This year’s recalculation means that families could receive an additional $440 per child under 6, and $372 per child aged 6 to 17, compared to the 2022–23 period.
“For the 2023–24 benefit year, families most in need can receive up to $7,437 per child under the age of 6 and $6,275 per child aged 6 through 17,” the government stated in a news release issued by Employment and Social Development Canada. “This represents an increase of 6.3% from the previous year.”
What is the CCB?
The Canada Child Benefit is a non-taxable monthly payment the CRA sends to eligible families with kids under age 18. It’s intended to help low-income and middle-income families cover child-rearing expenses.
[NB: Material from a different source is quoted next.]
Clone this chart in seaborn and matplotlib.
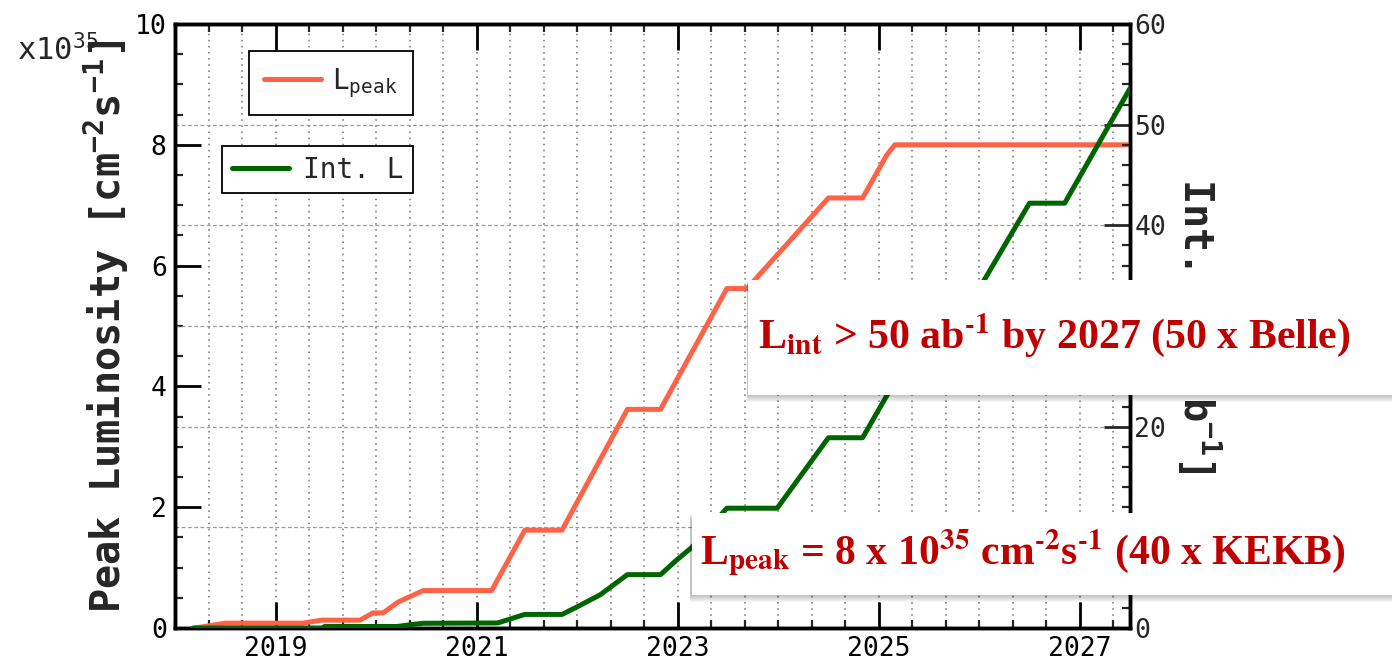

The CCB was introduced in 2016, and it has been indexed to inflation since 2018.
“The Canada Child Benefit is meant to indirectly help cover the costs of raising a family for parents whose incomes are below the applicable thresholds,” says Jason Heath, Certified Financial Planner at Objective Financial Partners Inc. in Toronto, and MoneySense columnist. “The more kids you have, the higher your benefit entitlement, and the higher the income means-testing limit will be for you. Best of all, it is a tax-free benefit, so you do not report the income on your tax return.”
How much is the Canada Child Benefit?
For the period of July 2023 to June 2024, the maximum annual benefit per child under age 6 is $7,437 ($619.75 per month), and the maximum annual benefit for children aged 6 to 17 is $6,275 ($522.91 per month).
The total amount you’ll get for CCB payments depends on:
- The number of eligible children in your care
- Your children’s ages (kids under age 6 receive the CCB young child supplement)
- Your adjusted family net income
- Whether your children are eligible for the disability tax credit (DTC) (for the period of July 2023 to June 2024, families could receive up to $3,173 for each child who is eligible for the DTC)
If your adjusted family net income in 2022 was below $34,863, you will get the maximum amount for each child. Above $34,863, CCB payments gradually decrease with higher adjusted family net incomes. See sample calculations on the CRA website, and use the CRA’s CCB calculator to figure out how much you can receive.